A similar definition applies to sheaves on topoi, such as étale sheaves. There, instead of the above preimage f^{−1}(U), one uses the fiber product of U and X over Y.

== Properties ==
- Forming sheaf categories and direct image functors itself defines a functor from the category of topological spaces to the category of categories: given continuous maps f: X → Y and g: Y → Z, we have (gf)_{∗}=g_{∗}f_{∗}.
- The direct image functor is right adjoint to the inverse image functor, which means that for any continuous $f: X \to Y$ and sheaves $\mathcal F, \mathcal G$ respectively on X, Y, there is a natural isomorphism:
$\mathrm{Hom}_{\mathbf {Sh}(X)}(f^{-1} \mathcal G, \mathcal F ) = \mathrm{Hom}_{\mathbf {Sh}(Y)}(\mathcal G, f_*\mathcal F)$.
- If f is the inclusion of a closed subspace X ⊆ Y then f_{∗} is exact.

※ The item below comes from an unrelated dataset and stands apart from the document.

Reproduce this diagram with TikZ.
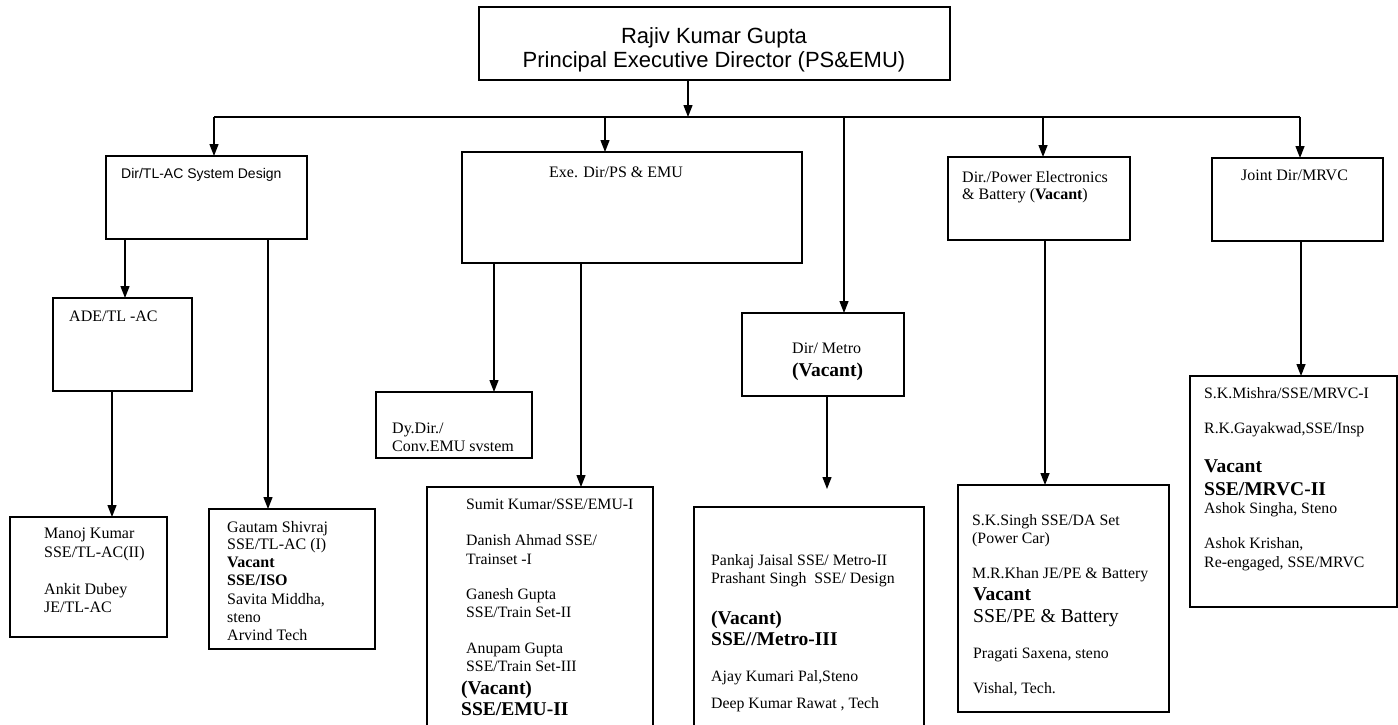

Actually, in this case f_{∗} is an equivalence between the category of sheaves on X and the category of sheaves on Y supported on X. This follows from the fact that the stalk of $(f_* \mathcal F)_y$ is $\mathcal F_y$ if $y \in X$ and zero otherwise (here the closedness of X in Y is used).
- If f is the morphism of affine schemes $\mathrm{Spec} \, S \to \mathrm{Spec} \, R$ determined by a ring homomorphism $\phi: R \to S$, then the direct image functor f_{∗} on quasi-coherent sheaves identifies with the restriction of scalars functor along φ.

== Higher direct images ==

The direct image functor is left exact, but usually not right exact. Hence one can consider the right derived functors of the direct image. They are called higher direct images and denoted R^{q} f_{∗}.

One can show that there is a similar expression as above for higher direct images: for a sheaf F on X, the sheaf R^{q} f_{∗}(F) is the sheaf associated to the presheaf
$U \mapsto H^q(f^{-1}(U), F)$,
where H^{q} denotes sheaf cohomology.

In the context of algebraic geometry and a morphism $f: X \to Y$ of quasi-compact and quasi-separated schemes, one likewise has the right derived functor

$Rf_*: D_{qcoh}(X) \to D_{qcoh}(Y)$

as a functor between the (unbounded) derived categories of quasi-coherent sheaves. In this situation, $Rf_*$ always admits a right adjoint $f^{\times}$. This is closely related, but not generally equivalent to, the exceptional inverse image functor $f^!$, unless $f$ is also proper.